Coaches can certainly help move the pendulum in one direction. But they cannot replace poor GPAs, Test scores and all the rest. There are LOTs of great sports kids out there these days. And with VERY rare exceptions one kid can be passed over for another if the criteria isn’t met or the kid doesn’t have a work ethic.

Yes, parents, coaches and club teams need to bring kids to the attention of the right programs.

BTW, UNC is not Princeton. That basically is the bottom line. If you say you have been recruited to Princeton and end up at UNC, that is very different.
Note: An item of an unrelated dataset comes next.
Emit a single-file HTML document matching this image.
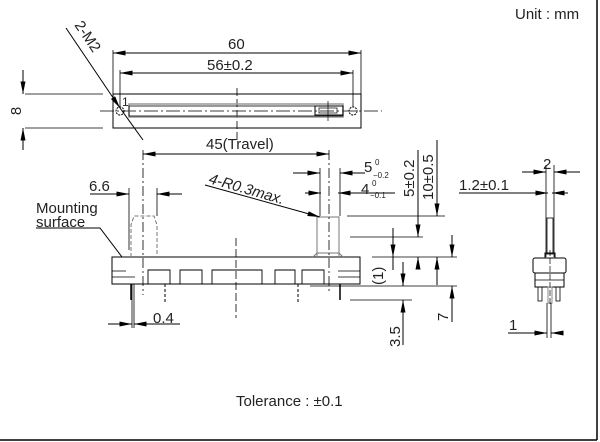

Not necessarily. My daughter started looking for a spot AFTER junior year. She said she didn’t want to play in college so we never looked. Yes, a lot of the D1 schools had finished recruiting for her year, but there were still D1 schools interested in her. Many of the big name schools have LESS money for early recruits. The coaches have 12 scholarships to divide among the team, and many have a specific policy of how to divide, like each recruiting class has 3 of those scholarships to share, and so a high school freshman may only be offered 1/8 of a scholarship because the coach can’t give out all the money that early.

Also, my daughter was tiny as a 13 year old high school freshman. She was still pretty small as a hs senior but had 3 years of playing with bigger kids under her belt, had several academic and sports scholarships so the college coaches could judge better how she’d fit in with college athletes. I don’t think she would have received great offers if she’d acted earlier.

Lacrosse no longer allows recruiting of freshmen and sophomores (and no, the coaches DO NOT just make the offers anyway, which is against the rules). A girl my daughter had played with since 6th grade received one of the early offers from BC (a top ranking team every year). This girl was 5’6" in 6th grade and really, about double my daughter’s weight. She got her 1/10th or 1/8th scholarship. Others from their club team waited and many got bigger scholarships or offers from Ivies or from schools they preferred. Those who waited weren’t taking the scraps. Plenty of good offers, plenty of money left for hs juniors and seniors.